Ford: Jahlil Okafor, once a Sixers cornerstone, can't defend this one

SIXR15-D
Sixers Jahlil Okafor (center), Joel Embiid (left), and Gerald Henderson guard the Raptors' Cory Joseph during the fourth quarter on Dec. 14, 2016.

Incredibly enough, after all that has transpired, Jahlil Okafor is the last center standing for the 76ers, the only one of the Big Three available to take the court in the final month of the season. Now that he has survived being out of the rotation, the question becomes whether he can survive being part of it.

That question came into sharp focus Wednesday when Okafor became a national laughingstock after a defensive play against Miami that was pretty ugly even by his standards, which aren't all that high.

You would think a February game between two sub-. 500 teams would be allowed to come and go without drawing much notice for the level of play, and that would have been the case if Okafor hadn't appeared to tiptoe away from playing actual defense the way a 5-year-old at the beach throws it in reverse when a wave rolls in.

The play immediately lit up the Twitterverse that lives for the grand snark of such a moment and suddenly the former No. 3 pick in the draft, a guy considered a cornerstone of a developing franchise not that long ago, was not only trending, but, in the eyes of Sixers fans, trending downward rapidly.

"This Horrendous Defense by Jahlil Okafor is Truly Something to Behold," was the headline on Deadspin. "Jahlil Okafor Plays 12 Seconds of the Worst Defense You've Ever Seen," said SB Nation.

And those were the nice ones.

Maybe it's too much of a reaction to the moment, but it's clear Okafor's career in Philadelphia may have ended with that one play. Can he ever recover in the eyes of fans and be accepted here, even if - heaven help us! - Joel Embiid's injury struggles continue next season and beyond?

Things happen quickly on the court in the NBA, and there are a number of interactions at the same time, so no individual action can be viewed in a vacuum. On the play in question, Miami point guard Goran Dragic drove past a pick set by Hassan Whiteside on the right side of the key that rubbed off T.J. McConnell just enough to allow Dragic to get by. If McConnell had been in front of Dragic, it wouldn't have happened, but he was playing off the left hip of the left-handed Dragic to keep him from driving the middle, which is probably the correct play.

Once past the pick and into the lane, Dragic was met, sort of, by Okafor. If the center had stepped up aggressively to stop the guard (maybe even jumped), a couple of things could have happened. Whiteside would have been expected to dive past Okafor to the rim or swingman Rodney McGruder, spotted up in the right corner, would have dashed to the open basket area. The latter would have been easy because Nik Stauskas had neglected to seal the baseline on his man.

All of this probably occurred to Okafor, who has put his hand in the mousetrap of an NBA pick-and-roll so often that he knows it will usually hurt him. He doesn't know how to avoid the snap of being caught flat-footed, and knows he doesn't have the speed to cover his mistakes, so he's gotten shy about committing.

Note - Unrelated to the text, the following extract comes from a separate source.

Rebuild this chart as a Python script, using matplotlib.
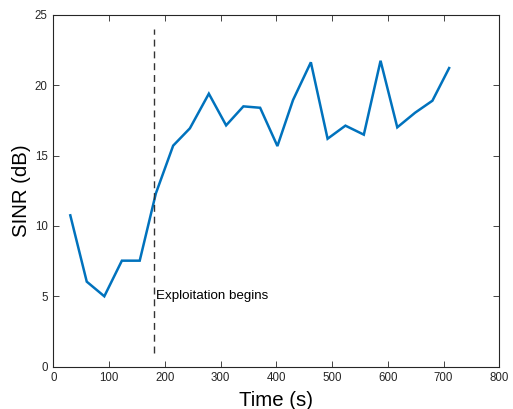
import matplotlib
matplotlib.use('Agg')
import matplotlib.pyplot as plt

# SINR trace over time, with the start of the exploitation phase marked
time_s = [30.5, 60, 91.5, 123, 155, 184, 215, 245, 279, 310, 341, 371,
          402, 430, 462, 492, 524, 557, 587, 617, 649, 680, 710]
sinr_db = [10.75, 6.04, 5.0, 7.53, 7.53, 12.31, 15.7, 16.93, 19.39, 17.14, 18.49, 18.39,
           15.67, 18.94, 21.62, 16.19, 17.12, 16.48, 21.73, 17.0, 18.04, 18.89, 21.21]
exploit_t = 180
exploit_span = [1, 24]
exploit_label = 'Exploitation begins'

plt.rcParams['font.family'] = ['Liberation Sans', 'DejaVu Sans']
edge = '#262626'

fig = plt.figure(figsize=(5.13, 4.09), dpi=100)
ax = fig.add_axes([53.3 / 513, 1 - 366.7 / 409, 446 / 513, 352 / 409])

ax.plot(time_s, sinr_db, color='#0072BD', lw=1.8, solid_joinstyle='miter')
ax.plot([exploit_t, exploit_t], exploit_span, color='#333333', lw=1.0,
        dashes=(5, 3.5))
ax.text(exploit_t + 5, 5, exploit_label, fontsize=9.6, va='center', ha='left',
        color='black')

ax.set_xlim(0, 800)
ax.set_ylim(0, 25)
ax.set_xticks(range(0, 801, 100))
ax.set_yticks(range(0, 26, 5))
ax.tick_params(direction='in', length=4, width=0.6, colors=edge,
               labelsize=8.3, top=True, right=True, pad=4)
for s in ax.spines.values():
    s.set_color(edge)
    s.set_linewidth(0.8)

ax.set_xlabel('Time (s)', fontsize=14.7, color='black', labelpad=4.5)
ax.set_ylabel('SINR (dB)', fontsize=14.7, color='black', labelpad=3)

fig.savefig('out.png', dpi=100)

That's understandable, but it's no way to play professional basketball.

Dragic pulled up about five feet from the basket and Okafor actually backed up a little, which looked really bad. Dragic's shot rimmed out, but Okafor was still marooned between the shooter and the basket and couldn't get the rebound when McGruder came in from the corner (past Stauskas) to grab it. McGruder circled the lane area, with Okafor nailed to his spot, and handed the ball to Whiteside, who made a casual little jumper.

A lot had to happen for Okafor to look as bad as he did on the play, but it all happened, and there's every indication it would continue to happen in the same situation. It isn't that Okafor is necessarily passive by nature on defense - although that could be the case - it could be that he is just mystified about how to play it in the NBA. Frankly, that's worse.

Former coach Jim Lynam, in his postgame analysis, said he, as a coach, would have hesitated to show the film of that play to the full team for fear that Okafor could never regain the respect of his teammates if they saw it. Pre-internet and pre-Twitter, in the case of an isolated play in a meaningless game between mediocre teams, that might have been a reasonable plan, but it won't work now. Everyone saw it. The teammates. The fans. The front office. And, oh by the way, the other 29 general managers in the NBA.

Any team that might consider trading for Jahlil Okafor has to be aware that the clip of Okafor mesmerized by the drive of 6-foot-3 Goran Dragic will be played endlessly in that market on the day of the trade. Welcome to wherever, Jahlil.

Bryan Colangelo has to find that trade, however, most likely on draft night. He has to do it even if the team isn't sure Embiid will ever be fully reliable. It's too bad, because there are some things Okafor can do well, and because the team tanked an entire season just to get him. But he can't stay here. Being bad is one thing. Being laughed at is another one entirely.